There are attributes that are common for types - such as probability for uncertain events, spatial coordinates for spatial events etc -- this is before relating to the content.
The content is determined according to domain related ontologies - and there is a lot of work today in different application domain or industry to define such ontologies. XML is the ontology language, and it has its own benefits, it also carries overhead relative to "flat" events in which the attributes are positional oriented and not keyword oriented.
Events also carry semantic information - such as: reference to entities in certain roles.

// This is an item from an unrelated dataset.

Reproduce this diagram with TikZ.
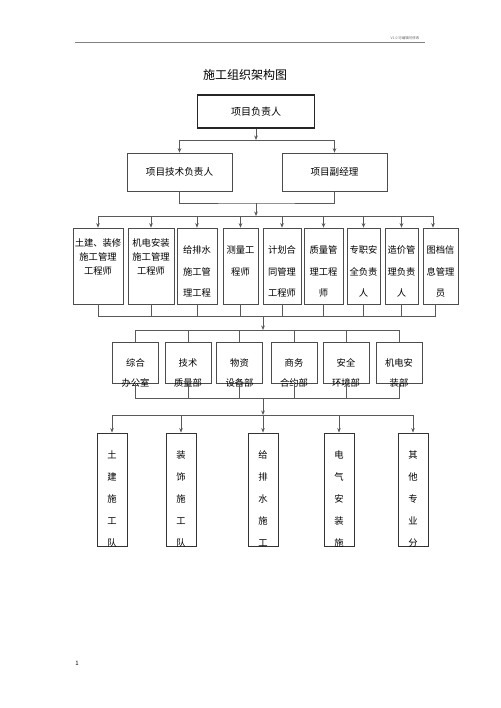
\documentclass[tikz,border=0pt]{standalone}
\usepackage{fontspec}
\setmainfont{Noto Sans CJK SC}
\usetikzlibrary{arrows.meta}

\begin{document}
\begin{tikzpicture}[
        x=1pt, y=-1pt,
        >={Stealth[length=4.5pt,width=3.6pt]},
        capo/.style={rectangle, draw=black!85, line width=1.1pt, minimum width=117pt, minimum height=33pt, inner sep=0pt, font=\fontsize{10}{12}\selectfont},
        vice/.style={rectangle, draw=black!70, line width=0.7pt, minimum width=105pt, minimum height=38pt, inner sep=0pt, font=\fontsize{9.6}{12}\selectfont},
        ruolo/.style={rectangle, draw=black!70, line width=0.7pt, minimum height=76pt, inner sep=0pt},
        ufficio/.style={rectangle, draw=black!70, line width=0.7pt, minimum width=46pt, minimum height=41pt, inner sep=0pt},
        squadra/.style={rectangle, draw=black!80, line width=0.9pt, minimum width=30pt, minimum height=113pt, inner sep=0pt},
        testo/.style={align=center, inner sep=0pt, font=\fontsize{9.3}{21.5}\selectfont},
        linea/.style={draw=black!65, line width=0.7pt},
        freccia/.style={linea, ->}
    ]
    \useasboundingbox (0,0) rectangle (500,708);

    % Intestazione
    \coordinate (rigaA) at (75,43);
    \coordinate (rigaB) at (425,43);
    \draw[black!50, line width=1pt] (rigaA) -- (rigaB);
    \node[font=\fontsize{3.5}{4}\selectfont, text=black!60] (versione) at (405,38) {V1.0 可编辑可修改};
    \node[font=\fontsize{12}{14}\selectfont] (titolo) at (245,75) {施工组织架构图};
    \node[font=\fontsize{6}{7}\selectfont] (pagina) at (77,663) {1};

    % Primo e secondo livello
    \node[capo]  (capo)    at (256,111.5) {项目负责人};
    \node[vice]  (tecnico) at (179.5,172) {项目技术负责人};
    \node[vice]  (vice)    at (334.5,172) {项目副经理};

    % Terzo livello
    \node[ruolo, minimum width=50pt] (r1) at (98,266) {};
    \node[ruolo, minimum width=46pt] (r2) at (151,266) {};
    \node[ruolo, minimum width=40pt] (r3) at (197,266) {};
    \node[ruolo, minimum width=35pt] (r4) at (240.5,266) {};
    \node[ruolo, minimum width=38pt] (r5) at (282,266) {};
    \node[ruolo, minimum width=39pt] (r6) at (323.5,266) {};
    \node[ruolo, minimum width=33pt] (r7) at (363.5,266) {};
    \node[ruolo, minimum width=33pt] (r8) at (401.5,266) {};
    \node[ruolo, minimum width=35pt] (r9) at (440.5,266) {};

    \node[testo, font=\fontsize{9.3}{14}\selectfont] (r1t) at ([yshift=9]r1.center) {土建、装修\\施工管理\\工程师};
    \node[testo, font=\fontsize{9.3}{14}\selectfont] (r2t) at ([yshift=9]r2.center) {机电安装\\施工管理\\工程师};
    \node[testo] (r3t) at ([yshift=-5.5]r3.center) {给排水\\施工管\\理工程};
    \node[testo] (r4t) at ([yshift=5]r4.center)    {测量工\\程师};
    \node[testo] (r5t) at ([yshift=-5.5]r5.center) {计划合\\同管理\\工程师};
    \node[testo] (r6t) at ([yshift=-5.5]r6.center) {质量管\\理工程\\师};
    \node[testo] (r7t) at ([yshift=-5.5]r7.center) {专职安\\全负责\\人};
    \node[testo] (r8t) at ([yshift=-5.5]r8.center) {造价管\\理负责\\人};
    \node[testo] (r9t) at ([yshift=-5.5]r9.center) {图档信\\息管理\\员};

    % Quarto livello
    \node[ufficio] (u1) at (135.5,362.5) {};
    \node[ufficio] (u2) at (188,362.5) {};
    \node[ufficio] (u3) at (239.5,362.5) {};
    \node[ufficio] (u4) at (294,362.5) {};
    \node[ufficio] (u5) at (346,362.5) {};
    \node[ufficio] (u6) at (399,362.5) {};

    \node[testo, font=\fontsize{9.3}{20}\selectfont] (u1t) at ([yshift=-10.5]u1.center) {综合\\办公室};
    \node[testo, font=\fontsize{9.3}{20}\selectfont] (u2t) at ([yshift=-10.5]u2.center) {技术\\质量部};
    \node[testo, font=\fontsize{9.3}{20}\selectfont] (u3t) at ([yshift=-10.5]u3.center) {物资\\设备部};
    \node[testo, font=\fontsize{9.3}{20}\selectfont] (u4t) at ([yshift=-10.5]u4.center) {商务\\合约部};
    \node[testo, font=\fontsize{9.3}{20}\selectfont] (u5t) at ([yshift=-10.5]u5.center) {安全\\环境部};
    \node[testo, font=\fontsize{9.3}{20}\selectfont] (u6t) at ([yshift=-10.5]u6.center) {机电安\\装部};

    % Squadre
    \node[squadra] (s1) at (112,489.5) {};
    \node[squadra] (s2) at (181,489.5) {};
    \node[squadra] (s3) at (263,489.5) {};
    \node[squadra] (s4) at (339,489.5) {};
    \node[squadra] (s5) at (413,489.5) {};

    \node[testo, font=\fontsize{9.3}{22}\selectfont] (s1t) at ([yshift=-9.5]s1.center) {土\\建\\施\\工\\队};
    \node[testo, font=\fontsize{9.3}{22}\selectfont] (s2t) at ([yshift=-9.5]s2.center) {装\\饰\\施\\工\\队};
    \node[testo, font=\fontsize{9.3}{22}\selectfont] (s3t) at ([yshift=-9.5]s3.center) {给\\排\\水\\施\\工};
    \node[testo, font=\fontsize{9.3}{22}\selectfont] (s4t) at ([yshift=-9.5]s4.center) {电\\气\\安\\装\\施};
    \node[testo, font=\fontsize{9.3}{22}\selectfont] (s5t) at ([yshift=-9.5]s5.center) {其\\他\\专\\业\\分};

    % Collegamenti: primo -> secondo livello
    \coordinate (g1) at (256,140);
    \draw[freccia] (capo) -- (g1);
    \draw[freccia] (g1) -| (tecnico.north);
    \draw[freccia] (g1) -| (vice.north);

    % Collegamenti: secondo -> terzo livello
    \coordinate (g2) at (256,203);
    \coordinate (g3) at (256,216);
    \draw[linea] (tecnico.south) |- (g2) -| (vice.south);
    \draw[freccia] (g2) -- (g3);
    \draw[freccia] (g3) -| (r1.north);
    \draw[freccia] (g3) -| (r2.north);
    \draw[freccia] (g3) -| (r3.north);
    \draw[freccia] (g3) -| (r4.north);
    \draw[freccia] (g3) -| (r5.north);
    \draw[freccia] (g3) -| (r6.north);
    \draw[freccia] (g3) -| (r7.north);
    \draw[freccia] (g3) -| (r8.north);
    \draw[freccia] (g3) -| ([xshift=-7.5]r9.north);

    % Collegamenti: terzo -> quarto livello
    \coordinate (g4) at (263,316);
    \coordinate (g5) at (263,330);
    \draw[linea] (r1.south) |- (g4);
    \draw[linea] (r2.south) |- (g4);
    \draw[linea] (r3.south) |- (g4);
    \draw[linea] (r4.south) |- (g4);
    \draw[linea] (r5.south) |- (g4);
    \draw[linea] (r6.south) |- (g4);
    \draw[linea] (r7.south) |- (g4);
    \draw[linea] (r8.south) |- (g4);
    \draw[linea] ([xshift=-5.5]r9.south) |- (g4);
    \draw[freccia] (g4) -- (g5);
    \draw[linea] (g5) -| (u1.north);
    \draw[linea] (g5) -| (u2.north);
    \draw[linea] (g5) -| (u3.north);
    \draw[linea] (g5) -| (u4.north);
    \draw[linea] (g5) -| (u5.north);
    \draw[linea] (g5) -| (u6.north);

    % Collegamenti: quarto livello -> squadre
    \coordinate (g6) at (263,398);
    \coordinate (g7) at (263,415);
    \draw[linea] (u1.south) |- (g6);
    \draw[linea] (u2.south) |- (g6);
    \draw[linea] (u3.south) |- (g6);
    \draw[linea] (u4.south) |- (g6);
    \draw[linea] (u5.south) |- (g6);
    \draw[linea] (u6.south) |- (g6);
    \draw[freccia] (g6) -- (g7);
    \draw[freccia] (g7) -| (s1.north);
    \draw[freccia] (g7) -| (s2.north);
    \draw[freccia] (g7) -- (s3.north);
    \draw[freccia] (g7) -| (s4.north);
    \draw[freccia] (g7) -| (s5.north);

    \end{tikzpicture}
\end{document}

In fact, event can be thought of a transition between one state to another and the information included in the event refers to a change in the universe such as:
what was changed ? what entities are affected? when it was change ? where did the change take place ? what other information is important about the change ?
This short discussion raised already several open issues that deserve further discussion - so I'll put these topics on the queue for further postings.... more - later.